** Start of Supplied material **

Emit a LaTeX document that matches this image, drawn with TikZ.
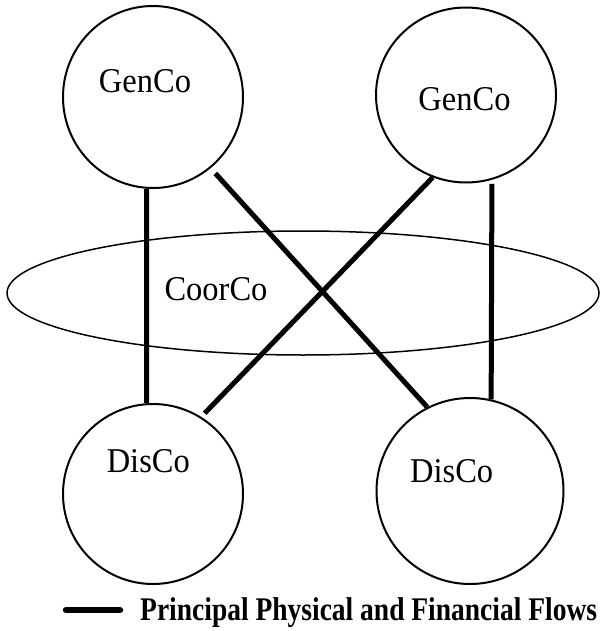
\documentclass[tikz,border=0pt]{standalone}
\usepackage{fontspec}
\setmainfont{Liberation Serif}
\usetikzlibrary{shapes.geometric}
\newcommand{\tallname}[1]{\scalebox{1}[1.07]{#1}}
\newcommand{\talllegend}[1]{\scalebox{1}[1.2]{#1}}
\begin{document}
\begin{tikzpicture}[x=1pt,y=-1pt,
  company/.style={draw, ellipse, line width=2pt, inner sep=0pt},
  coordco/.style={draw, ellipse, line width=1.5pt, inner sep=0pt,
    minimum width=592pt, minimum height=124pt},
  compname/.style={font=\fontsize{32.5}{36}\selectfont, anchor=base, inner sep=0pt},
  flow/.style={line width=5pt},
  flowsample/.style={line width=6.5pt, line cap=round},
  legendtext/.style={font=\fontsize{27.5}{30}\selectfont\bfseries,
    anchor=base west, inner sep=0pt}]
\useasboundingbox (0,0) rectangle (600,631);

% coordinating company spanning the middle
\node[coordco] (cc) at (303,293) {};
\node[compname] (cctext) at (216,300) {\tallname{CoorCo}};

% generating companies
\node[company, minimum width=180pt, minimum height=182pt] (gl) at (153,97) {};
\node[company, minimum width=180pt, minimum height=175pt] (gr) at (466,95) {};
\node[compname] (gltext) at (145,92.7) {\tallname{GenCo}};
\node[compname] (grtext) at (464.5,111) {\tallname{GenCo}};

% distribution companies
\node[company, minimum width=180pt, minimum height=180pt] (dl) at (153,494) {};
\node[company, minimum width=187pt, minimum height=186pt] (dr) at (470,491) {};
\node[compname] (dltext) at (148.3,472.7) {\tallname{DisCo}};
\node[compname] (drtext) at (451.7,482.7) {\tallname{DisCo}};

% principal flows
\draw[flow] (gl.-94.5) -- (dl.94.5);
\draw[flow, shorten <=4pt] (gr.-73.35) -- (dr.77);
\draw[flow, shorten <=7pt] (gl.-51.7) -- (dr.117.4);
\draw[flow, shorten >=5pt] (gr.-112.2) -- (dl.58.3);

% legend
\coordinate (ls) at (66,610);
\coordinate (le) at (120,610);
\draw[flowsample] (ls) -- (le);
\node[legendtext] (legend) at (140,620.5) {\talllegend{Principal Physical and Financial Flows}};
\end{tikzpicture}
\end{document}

** End of Supplied material **
** Start of Supplied material **

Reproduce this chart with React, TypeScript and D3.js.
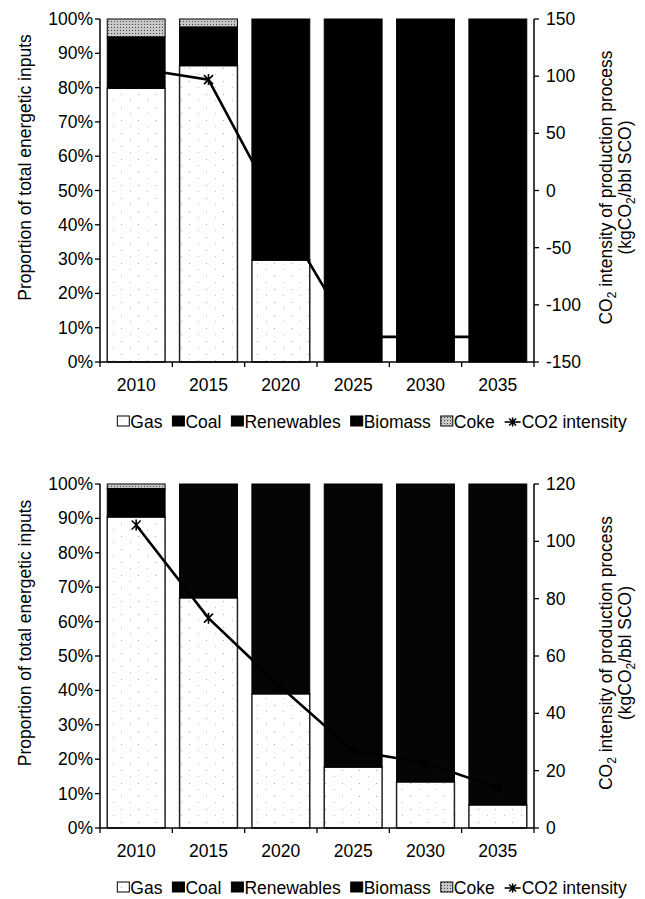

** End of Supplied material **
** Start of Supplied material **

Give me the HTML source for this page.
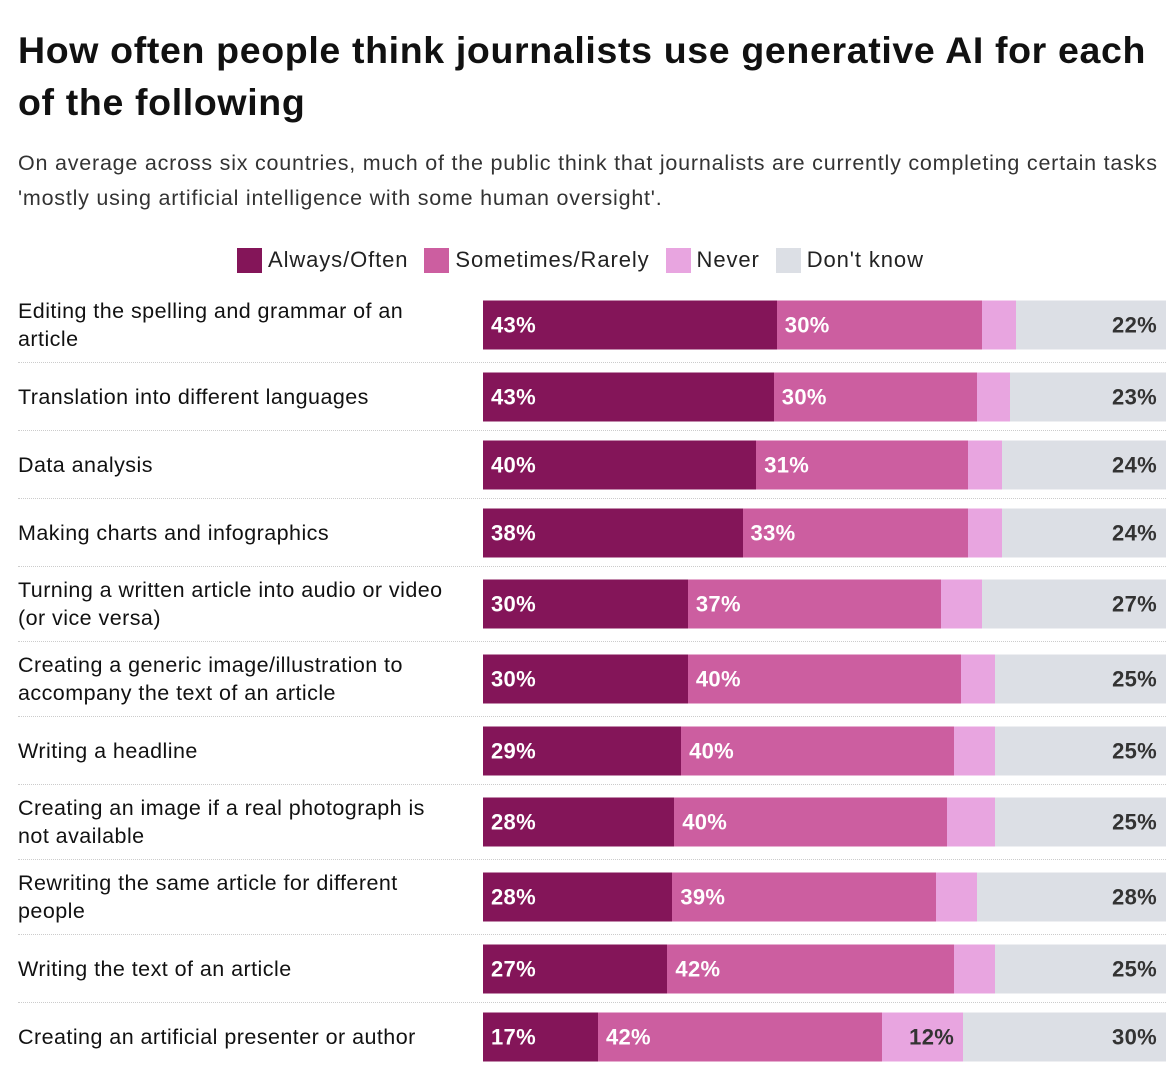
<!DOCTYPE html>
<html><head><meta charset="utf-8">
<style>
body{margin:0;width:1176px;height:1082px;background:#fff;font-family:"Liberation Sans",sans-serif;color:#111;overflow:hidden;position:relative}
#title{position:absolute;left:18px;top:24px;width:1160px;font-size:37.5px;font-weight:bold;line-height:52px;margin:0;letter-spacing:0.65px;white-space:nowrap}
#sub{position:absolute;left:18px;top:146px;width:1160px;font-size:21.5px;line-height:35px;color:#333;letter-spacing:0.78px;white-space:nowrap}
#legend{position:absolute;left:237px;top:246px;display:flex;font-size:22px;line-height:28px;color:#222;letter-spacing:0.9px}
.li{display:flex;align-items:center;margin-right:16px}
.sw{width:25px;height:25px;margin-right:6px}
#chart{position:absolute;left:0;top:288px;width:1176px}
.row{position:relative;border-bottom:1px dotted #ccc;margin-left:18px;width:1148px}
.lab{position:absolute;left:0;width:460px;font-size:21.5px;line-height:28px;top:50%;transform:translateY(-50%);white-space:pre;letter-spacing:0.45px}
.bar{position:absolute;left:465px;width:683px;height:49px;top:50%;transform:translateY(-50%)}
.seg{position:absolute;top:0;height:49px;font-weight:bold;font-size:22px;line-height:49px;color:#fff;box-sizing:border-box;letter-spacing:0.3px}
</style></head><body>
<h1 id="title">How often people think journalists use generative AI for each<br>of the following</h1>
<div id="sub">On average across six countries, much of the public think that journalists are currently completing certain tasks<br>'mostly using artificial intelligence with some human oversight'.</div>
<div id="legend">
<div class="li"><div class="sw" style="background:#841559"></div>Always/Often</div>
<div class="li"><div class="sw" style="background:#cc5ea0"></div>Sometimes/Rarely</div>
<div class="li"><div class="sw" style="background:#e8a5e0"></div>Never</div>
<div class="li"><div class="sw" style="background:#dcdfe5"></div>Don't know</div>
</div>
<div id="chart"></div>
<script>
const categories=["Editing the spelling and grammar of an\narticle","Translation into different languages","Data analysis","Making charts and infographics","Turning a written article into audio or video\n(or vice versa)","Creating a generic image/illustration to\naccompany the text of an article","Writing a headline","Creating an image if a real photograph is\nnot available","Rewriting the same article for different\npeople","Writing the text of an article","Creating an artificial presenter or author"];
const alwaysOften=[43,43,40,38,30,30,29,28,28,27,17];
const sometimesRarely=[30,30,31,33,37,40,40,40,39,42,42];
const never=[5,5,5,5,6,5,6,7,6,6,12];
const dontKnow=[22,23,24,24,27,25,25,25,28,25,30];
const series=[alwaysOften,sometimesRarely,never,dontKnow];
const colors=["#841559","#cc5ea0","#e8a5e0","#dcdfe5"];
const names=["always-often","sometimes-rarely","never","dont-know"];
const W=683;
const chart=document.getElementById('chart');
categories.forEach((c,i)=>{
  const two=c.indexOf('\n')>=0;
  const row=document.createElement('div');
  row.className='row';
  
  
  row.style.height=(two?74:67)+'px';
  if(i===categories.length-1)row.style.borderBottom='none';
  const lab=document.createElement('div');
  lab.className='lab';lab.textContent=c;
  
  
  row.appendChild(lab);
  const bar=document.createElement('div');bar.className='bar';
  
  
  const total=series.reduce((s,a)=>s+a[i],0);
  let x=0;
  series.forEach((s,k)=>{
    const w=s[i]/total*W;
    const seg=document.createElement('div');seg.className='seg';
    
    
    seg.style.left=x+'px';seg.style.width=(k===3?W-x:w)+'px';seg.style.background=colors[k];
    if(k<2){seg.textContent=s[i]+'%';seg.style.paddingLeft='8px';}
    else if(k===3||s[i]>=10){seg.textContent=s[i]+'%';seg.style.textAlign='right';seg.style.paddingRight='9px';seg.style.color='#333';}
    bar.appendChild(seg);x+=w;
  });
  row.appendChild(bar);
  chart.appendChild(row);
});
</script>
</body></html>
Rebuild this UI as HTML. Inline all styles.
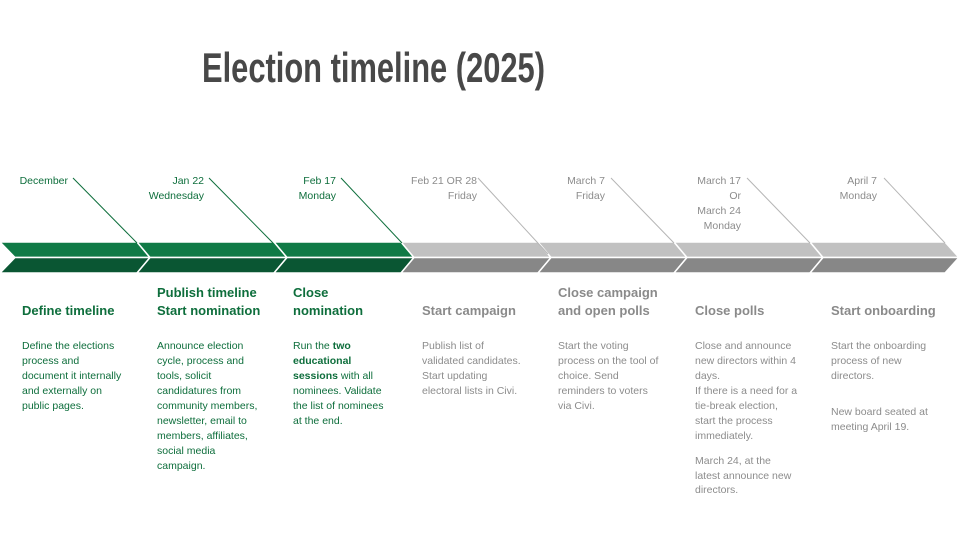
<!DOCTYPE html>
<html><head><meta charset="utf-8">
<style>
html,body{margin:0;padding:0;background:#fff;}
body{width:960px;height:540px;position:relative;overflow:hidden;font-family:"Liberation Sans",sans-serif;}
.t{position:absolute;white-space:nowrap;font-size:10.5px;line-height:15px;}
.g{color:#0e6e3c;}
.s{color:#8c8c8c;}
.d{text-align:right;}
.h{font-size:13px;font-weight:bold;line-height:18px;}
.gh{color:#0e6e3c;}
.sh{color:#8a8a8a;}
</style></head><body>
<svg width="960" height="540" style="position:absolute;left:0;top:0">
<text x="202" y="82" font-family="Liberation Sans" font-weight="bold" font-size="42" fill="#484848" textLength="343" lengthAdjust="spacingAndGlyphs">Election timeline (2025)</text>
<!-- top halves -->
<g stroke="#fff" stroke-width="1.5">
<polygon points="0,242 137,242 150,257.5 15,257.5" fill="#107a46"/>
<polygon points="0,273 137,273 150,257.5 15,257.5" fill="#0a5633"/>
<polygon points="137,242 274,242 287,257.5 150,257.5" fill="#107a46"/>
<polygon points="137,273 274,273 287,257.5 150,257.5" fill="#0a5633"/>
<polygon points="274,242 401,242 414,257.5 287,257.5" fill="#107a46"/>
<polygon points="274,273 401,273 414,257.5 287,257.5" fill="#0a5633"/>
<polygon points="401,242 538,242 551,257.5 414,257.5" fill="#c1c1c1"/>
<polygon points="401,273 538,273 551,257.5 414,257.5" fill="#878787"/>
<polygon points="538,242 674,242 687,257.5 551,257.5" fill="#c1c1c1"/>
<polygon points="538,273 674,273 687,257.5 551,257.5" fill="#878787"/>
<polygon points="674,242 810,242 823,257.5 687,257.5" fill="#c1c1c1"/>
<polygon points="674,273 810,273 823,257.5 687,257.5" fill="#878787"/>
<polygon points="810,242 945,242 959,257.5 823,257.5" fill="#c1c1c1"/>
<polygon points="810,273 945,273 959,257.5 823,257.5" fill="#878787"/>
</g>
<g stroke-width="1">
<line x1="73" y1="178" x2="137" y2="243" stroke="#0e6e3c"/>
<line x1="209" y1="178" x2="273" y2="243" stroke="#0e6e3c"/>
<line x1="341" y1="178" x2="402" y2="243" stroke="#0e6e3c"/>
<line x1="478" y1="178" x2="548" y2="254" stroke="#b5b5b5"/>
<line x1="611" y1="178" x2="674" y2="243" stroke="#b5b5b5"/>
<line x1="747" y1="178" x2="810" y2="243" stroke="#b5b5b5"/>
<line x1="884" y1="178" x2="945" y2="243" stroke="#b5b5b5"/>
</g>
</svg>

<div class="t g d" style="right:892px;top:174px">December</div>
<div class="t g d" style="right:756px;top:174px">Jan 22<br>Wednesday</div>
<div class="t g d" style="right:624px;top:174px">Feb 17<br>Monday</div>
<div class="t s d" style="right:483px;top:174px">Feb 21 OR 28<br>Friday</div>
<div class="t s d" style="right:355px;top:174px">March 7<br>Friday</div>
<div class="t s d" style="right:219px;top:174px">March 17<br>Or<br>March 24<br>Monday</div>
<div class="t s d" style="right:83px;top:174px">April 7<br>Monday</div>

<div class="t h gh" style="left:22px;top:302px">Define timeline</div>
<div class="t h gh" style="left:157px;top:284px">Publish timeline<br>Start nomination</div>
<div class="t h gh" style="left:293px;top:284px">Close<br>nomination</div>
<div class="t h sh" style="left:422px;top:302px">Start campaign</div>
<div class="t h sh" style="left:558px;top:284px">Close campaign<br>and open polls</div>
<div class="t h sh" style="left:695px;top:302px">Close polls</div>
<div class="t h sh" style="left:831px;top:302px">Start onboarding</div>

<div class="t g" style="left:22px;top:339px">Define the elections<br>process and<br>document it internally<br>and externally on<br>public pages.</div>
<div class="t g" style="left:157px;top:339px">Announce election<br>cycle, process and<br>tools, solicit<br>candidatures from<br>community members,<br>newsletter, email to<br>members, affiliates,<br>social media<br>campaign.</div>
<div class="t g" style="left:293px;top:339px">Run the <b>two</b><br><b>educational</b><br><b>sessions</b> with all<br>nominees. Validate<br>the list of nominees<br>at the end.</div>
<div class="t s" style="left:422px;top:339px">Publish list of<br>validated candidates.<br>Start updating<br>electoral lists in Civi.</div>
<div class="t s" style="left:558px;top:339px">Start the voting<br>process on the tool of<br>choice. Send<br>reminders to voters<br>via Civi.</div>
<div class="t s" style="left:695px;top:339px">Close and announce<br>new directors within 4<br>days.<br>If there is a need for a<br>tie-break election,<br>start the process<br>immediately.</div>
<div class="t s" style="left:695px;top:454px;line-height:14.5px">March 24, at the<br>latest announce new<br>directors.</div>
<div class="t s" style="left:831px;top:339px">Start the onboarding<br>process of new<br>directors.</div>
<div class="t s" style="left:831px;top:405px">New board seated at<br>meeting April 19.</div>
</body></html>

** End of Supplied material **

> [Problem requirements] Take the stretch from the line containing "Emit a LaTeX" through the line containing "(grtext) at (464.5,111)" and reproduce it exactly, both ends included. Omit the pictures.

> [Exercise response]
Emit a LaTeX document that matches this image, drawn with TikZ.
\documentclass[tikz,border=0pt]{standalone}
\usepackage{fontspec}
\setmainfont{Liberation Serif}
\usetikzlibrary{shapes.geometric}
\newcommand{\tallname}[1]{\scalebox{1}[1.07]{#1}}
\newcommand{\talllegend}[1]{\scalebox{1}[1.2]{#1}}
\begin{document}
\begin{tikzpicture}[x=1pt,y=-1pt,
  company/.style={draw, ellipse, line width=2pt, inner sep=0pt},
  coordco/.style={draw, ellipse, line width=1.5pt, inner sep=0pt,
    minimum width=592pt, minimum height=124pt},
  compname/.style={font=\fontsize{32.5}{36}\selectfont, anchor=base, inner sep=0pt},
  flow/.style={line width=5pt},
  flowsample/.style={line width=6.5pt, line cap=round},
  legendtext/.style={font=\fontsize{27.5}{30}\selectfont\bfseries,
    anchor=base west, inner sep=0pt}]
\useasboundingbox (0,0) rectangle (600,631);

% coordinating company spanning the middle
\node[coordco] (cc) at (303,293) {};
\node[compname] (cctext) at (216,300) {\tallname{CoorCo}};

% generating companies
\node[company, minimum width=180pt, minimum height=182pt] (gl) at (153,97) {};
\node[company, minimum width=180pt, minimum height=175pt] (gr) at (466,95) {};
\node[compname] (gltext) at (145,92.7) {\tallname{GenCo}};
\node[compname] (grtext) at (464.5,111) {\tallname{GenCo}};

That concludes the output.